The 21-page document dated 4 June, which has been seen by Marketing Week, explains to advertisers that for activity costing over £25,000, exemptions must be sought from the Efficiency and Reform Group (ERG) via Matt Tee, permanent secretary for government communications,
For activity costing below £25,000, departmental directors of communication are responsible for implementing the freeze. Marketing and advertising activity with existing binding contractual commitments are not affected.
The guidance excludes the following formats of advertising:
– Recruitment advertising by the armed forces
– Information about paying taxes
– Advertising and marketing by museums and galleries
– Activities where government has a legal duty to provide people with information such as changes to legislation or public services
– Activities where there is unequivocal evidence that campaigns deliver measurable benefits relating directly to immediate public health and safety
Exceptions for essential campaigns may also be approved, on a case-by-case basis, providing the information is critical to the effective running of the Government.
The document warns that the new restrictions come into effect immediately and cover advertising and marketing activity across all central government departments, agencies and non-departmental public bodies. It applies to all paid for new advertising and marketing spend for the remainder of the financial year 2010-11, across all media formats.
It warns that procurement should not begin until an exemption has been granted, including media costs and prepatory work. The ERG should take 3 – 5 working days to review applications and prepare recommendations. Decisions will be published on the Cabinet office Website.
The ERG says it will benchmark the marketing spend allowed to go ahead this year before forming a baseline against which the freeze is measured for future years.
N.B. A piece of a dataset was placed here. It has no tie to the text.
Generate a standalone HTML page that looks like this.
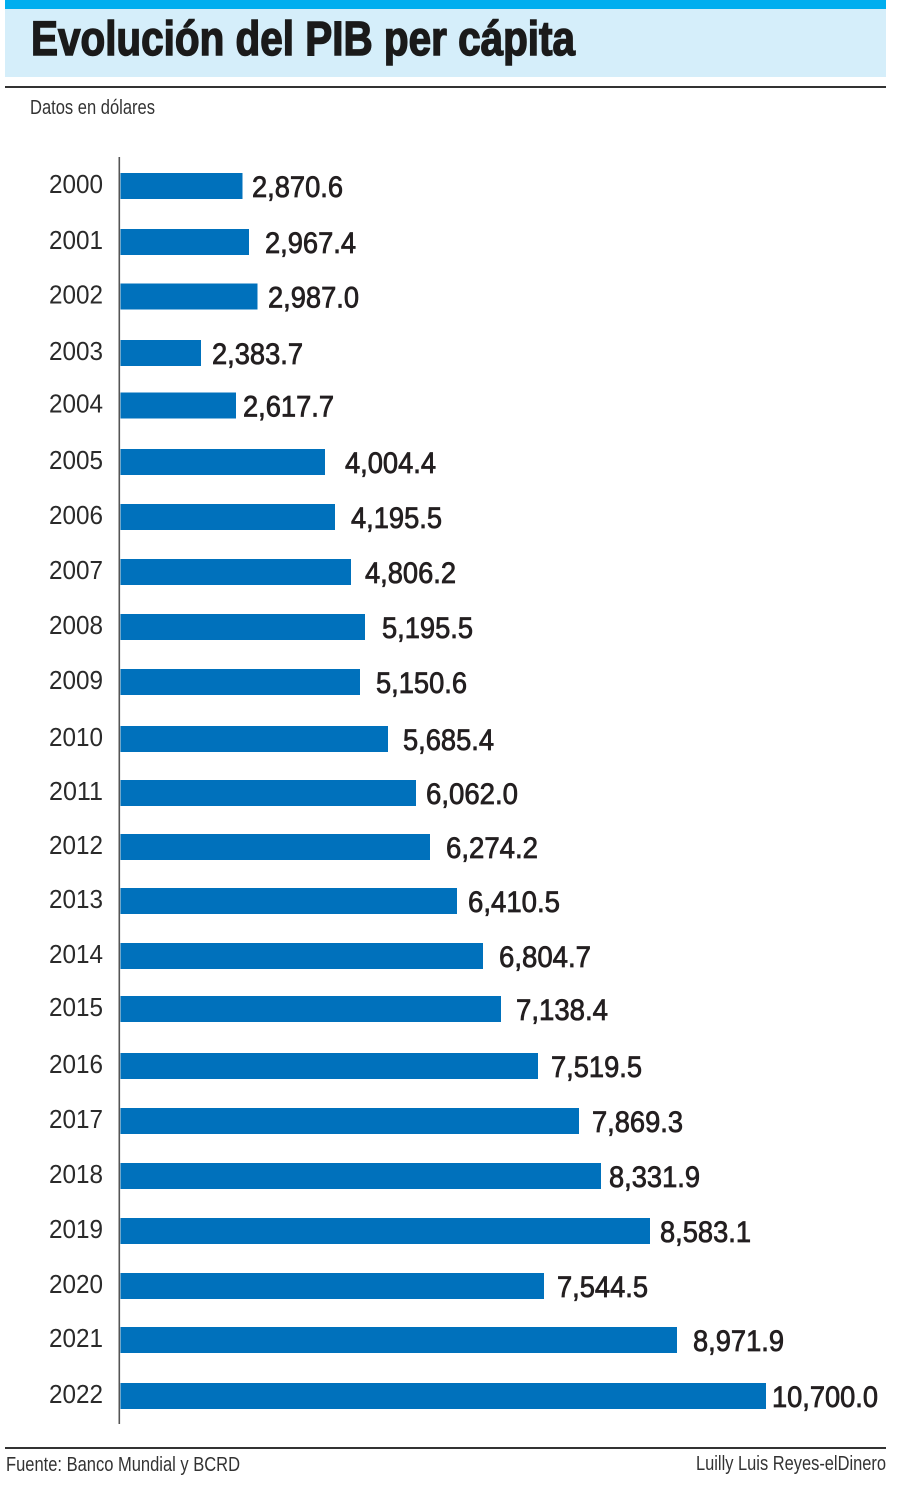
<!DOCTYPE html>
<html>
<head>
<meta charset="utf-8">
<style>
html,body{margin:0;padding:0;background:#fff;}
svg{display:block;}
</style>
</head>
<body>
<svg width="900" height="1490" viewBox="0 0 900 1490" xmlns="http://www.w3.org/2000/svg">
  <rect x="0" y="0" width="900" height="1490" fill="#ffffff"/>
  <!-- header -->
  <rect x="5" y="0" width="881" height="9" fill="#00aeef"/>
  <rect x="5" y="9" width="881" height="68" fill="#d5eefa"/>
  <text x="31" y="55" font-family="Liberation Sans, sans-serif" font-weight="700" font-size="48" fill="#1a1a1a" stroke="#1a1a1a" stroke-width="1.5" textLength="544" lengthAdjust="spacingAndGlyphs">Evolución del PIB per cápita</text>
  <rect x="5" y="86" width="881" height="2" fill="#333"/>
  <text x="30" y="114" font-family="Liberation Sans, sans-serif" font-size="20" fill="#333" textLength="125" lengthAdjust="spacingAndGlyphs">Datos en dólares</text>

  <!-- axis -->
  <rect x="118.5" y="157" width="1.6" height="1267" fill="#555"/>

  <g fill="#0071bc">
    <rect x="120.5" y="173" width="122" height="26"/>
    <rect x="120.5" y="229" width="128.5" height="26"/>
    <rect x="120.5" y="283.5" width="137" height="26"/>
    <rect x="120.5" y="340" width="80.5" height="26"/>
    <rect x="120.5" y="392.5" width="115.5" height="26"/>
    <rect x="120.5" y="449" width="204.5" height="26"/>
    <rect x="120.5" y="504" width="214.5" height="26"/>
    <rect x="120.5" y="559" width="230.5" height="26"/>
    <rect x="120.5" y="614" width="244.5" height="26"/>
    <rect x="120.5" y="669" width="239.5" height="26"/>
    <rect x="120.5" y="726" width="267.5" height="26"/>
    <rect x="120.5" y="780" width="295.5" height="26"/>
    <rect x="120.5" y="834" width="309.5" height="26"/>
    <rect x="120.5" y="888" width="336.5" height="26"/>
    <rect x="120.5" y="943" width="362.5" height="26"/>
    <rect x="120.5" y="996" width="380.5" height="26"/>
    <rect x="120.5" y="1053" width="417.5" height="26"/>
    <rect x="120.5" y="1108" width="458.5" height="26"/>
    <rect x="120.5" y="1163" width="480.5" height="26"/>
    <rect x="120.5" y="1218" width="529.5" height="26"/>
    <rect x="120.5" y="1273" width="423.5" height="26"/>
    <rect x="120.5" y="1327" width="556.5" height="26"/>
    <rect x="120.5" y="1383" width="645.5" height="26"/>
  </g>

  <!-- year labels -->
  <g font-family="Liberation Sans, sans-serif" font-size="25.5" fill="#2a2a2a" text-anchor="end">
    <text x="103" y="193" textLength="54" lengthAdjust="spacingAndGlyphs">2000</text>
    <text x="103" y="249" textLength="54" lengthAdjust="spacingAndGlyphs">2001</text>
    <text x="103" y="303.5" textLength="54" lengthAdjust="spacingAndGlyphs">2002</text>
    <text x="103" y="360" textLength="54" lengthAdjust="spacingAndGlyphs">2003</text>
    <text x="103" y="412.5" textLength="54" lengthAdjust="spacingAndGlyphs">2004</text>
    <text x="103" y="469" textLength="54" lengthAdjust="spacingAndGlyphs">2005</text>
    <text x="103" y="524" textLength="54" lengthAdjust="spacingAndGlyphs">2006</text>
    <text x="103" y="579" textLength="54" lengthAdjust="spacingAndGlyphs">2007</text>
    <text x="103" y="634" textLength="54" lengthAdjust="spacingAndGlyphs">2008</text>
    <text x="103" y="689" textLength="54" lengthAdjust="spacingAndGlyphs">2009</text>
    <text x="103" y="746" textLength="54" lengthAdjust="spacingAndGlyphs">2010</text>
    <text x="103" y="800" textLength="54" lengthAdjust="spacingAndGlyphs">2011</text>
    <text x="103" y="854" textLength="54" lengthAdjust="spacingAndGlyphs">2012</text>
    <text x="103" y="908" textLength="54" lengthAdjust="spacingAndGlyphs">2013</text>
    <text x="103" y="963" textLength="54" lengthAdjust="spacingAndGlyphs">2014</text>
    <text x="103" y="1016" textLength="54" lengthAdjust="spacingAndGlyphs">2015</text>
    <text x="103" y="1073" textLength="54" lengthAdjust="spacingAndGlyphs">2016</text>
    <text x="103" y="1128" textLength="54" lengthAdjust="spacingAndGlyphs">2017</text>
    <text x="103" y="1183" textLength="54" lengthAdjust="spacingAndGlyphs">2018</text>
    <text x="103" y="1238" textLength="54" lengthAdjust="spacingAndGlyphs">2019</text>
    <text x="103" y="1293" textLength="54" lengthAdjust="spacingAndGlyphs">2020</text>
    <text x="103" y="1347" textLength="54" lengthAdjust="spacingAndGlyphs">2021</text>
    <text x="103" y="1403" textLength="54" lengthAdjust="spacingAndGlyphs">2022</text>
  </g>

  <!-- value labels -->
  <g font-family="Liberation Sans, sans-serif" font-size="30" fill="#231f20" stroke="#231f20" stroke-width="0.8">
    <text x="252" y="197" textLength="91" lengthAdjust="spacingAndGlyphs">2,870.6</text>
    <text x="265" y="253" textLength="91" lengthAdjust="spacingAndGlyphs">2,967.4</text>
    <text x="268" y="307.5" textLength="91" lengthAdjust="spacingAndGlyphs">2,987.0</text>
    <text x="212" y="364" textLength="91" lengthAdjust="spacingAndGlyphs">2,383.7</text>
    <text x="243" y="416.5" textLength="91" lengthAdjust="spacingAndGlyphs">2,617.7</text>
    <text x="345" y="473" textLength="91" lengthAdjust="spacingAndGlyphs">4,004.4</text>
    <text x="351" y="528" textLength="91" lengthAdjust="spacingAndGlyphs">4,195.5</text>
    <text x="365" y="583" textLength="91" lengthAdjust="spacingAndGlyphs">4,806.2</text>
    <text x="382" y="638" textLength="91" lengthAdjust="spacingAndGlyphs">5,195.5</text>
    <text x="376" y="693" textLength="91" lengthAdjust="spacingAndGlyphs">5,150.6</text>
    <text x="403" y="750" textLength="91" lengthAdjust="spacingAndGlyphs">5,685.4</text>
    <text x="426" y="804" textLength="92" lengthAdjust="spacingAndGlyphs">6,062.0</text>
    <text x="446" y="858" textLength="92" lengthAdjust="spacingAndGlyphs">6,274.2</text>
    <text x="468" y="912" textLength="92" lengthAdjust="spacingAndGlyphs">6,410.5</text>
    <text x="499" y="967" textLength="92" lengthAdjust="spacingAndGlyphs">6,804.7</text>
    <text x="516" y="1020" textLength="92" lengthAdjust="spacingAndGlyphs">7,138.4</text>
    <text x="551" y="1077" textLength="91" lengthAdjust="spacingAndGlyphs">7,519.5</text>
    <text x="592" y="1132" textLength="91" lengthAdjust="spacingAndGlyphs">7,869.3</text>
    <text x="609" y="1187" textLength="91" lengthAdjust="spacingAndGlyphs">8,331.9</text>
    <text x="660" y="1242" textLength="91" lengthAdjust="spacingAndGlyphs">8,583.1</text>
    <text x="557" y="1297" textLength="91" lengthAdjust="spacingAndGlyphs">7,544.5</text>
    <text x="693" y="1351" textLength="91" lengthAdjust="spacingAndGlyphs">8,971.9</text>
    <text x="772" y="1407" textLength="106" lengthAdjust="spacingAndGlyphs">10,700.0</text>
  </g>

  <!-- footer -->
  <rect x="5" y="1447" width="881" height="2" fill="#333"/>
  <text x="6" y="1471" font-family="Liberation Sans, sans-serif" font-size="20" fill="#333" textLength="234" lengthAdjust="spacingAndGlyphs">Fuente: Banco Mundial y BCRD</text>
  <text x="886" y="1470" font-family="Liberation Sans, sans-serif" font-size="20" fill="#333" text-anchor="end" textLength="190" lengthAdjust="spacingAndGlyphs">Luilly Luis Reyes-elDinero</text>
</svg>
</body>
</html>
On Tuesday (8 June), the government confirmed that all departments will have to justify spending on marketing to a group of senior cabinet ministers under a new spending review framework aimed at reducing the deficit.
Last week, in a letter signed by Peter Buchanan, deputy chief executive of the government’s advertising body, the Central Office of Information, it warned that the coalition government is looking to achieve savings of around £160m in its marketing and communications expenditure.
Buchanan told agencies that a spending freeze “will take effect immediately and will mean a reduction in the volume of work going through COI” until the end of 2010/11 financial year.
The move comes as marketing industry leaders called on the coalition government to provide greater clarity on its definition of “essential” campaigns after the Liberal-Conservative alliance said it will freeze spending on all “non-critical” marketing.
The freeze is being overseen by the new Efficiency and Reform Group, chaired jointly by the Chief Secretary to the Treasury, Danny Alexander, and Cabinet Office Minister, Francis Maude.
The COI saw turnover in 2008/09 hit £540m. Almost half of this was advertising. It spent £111m in 1997/98.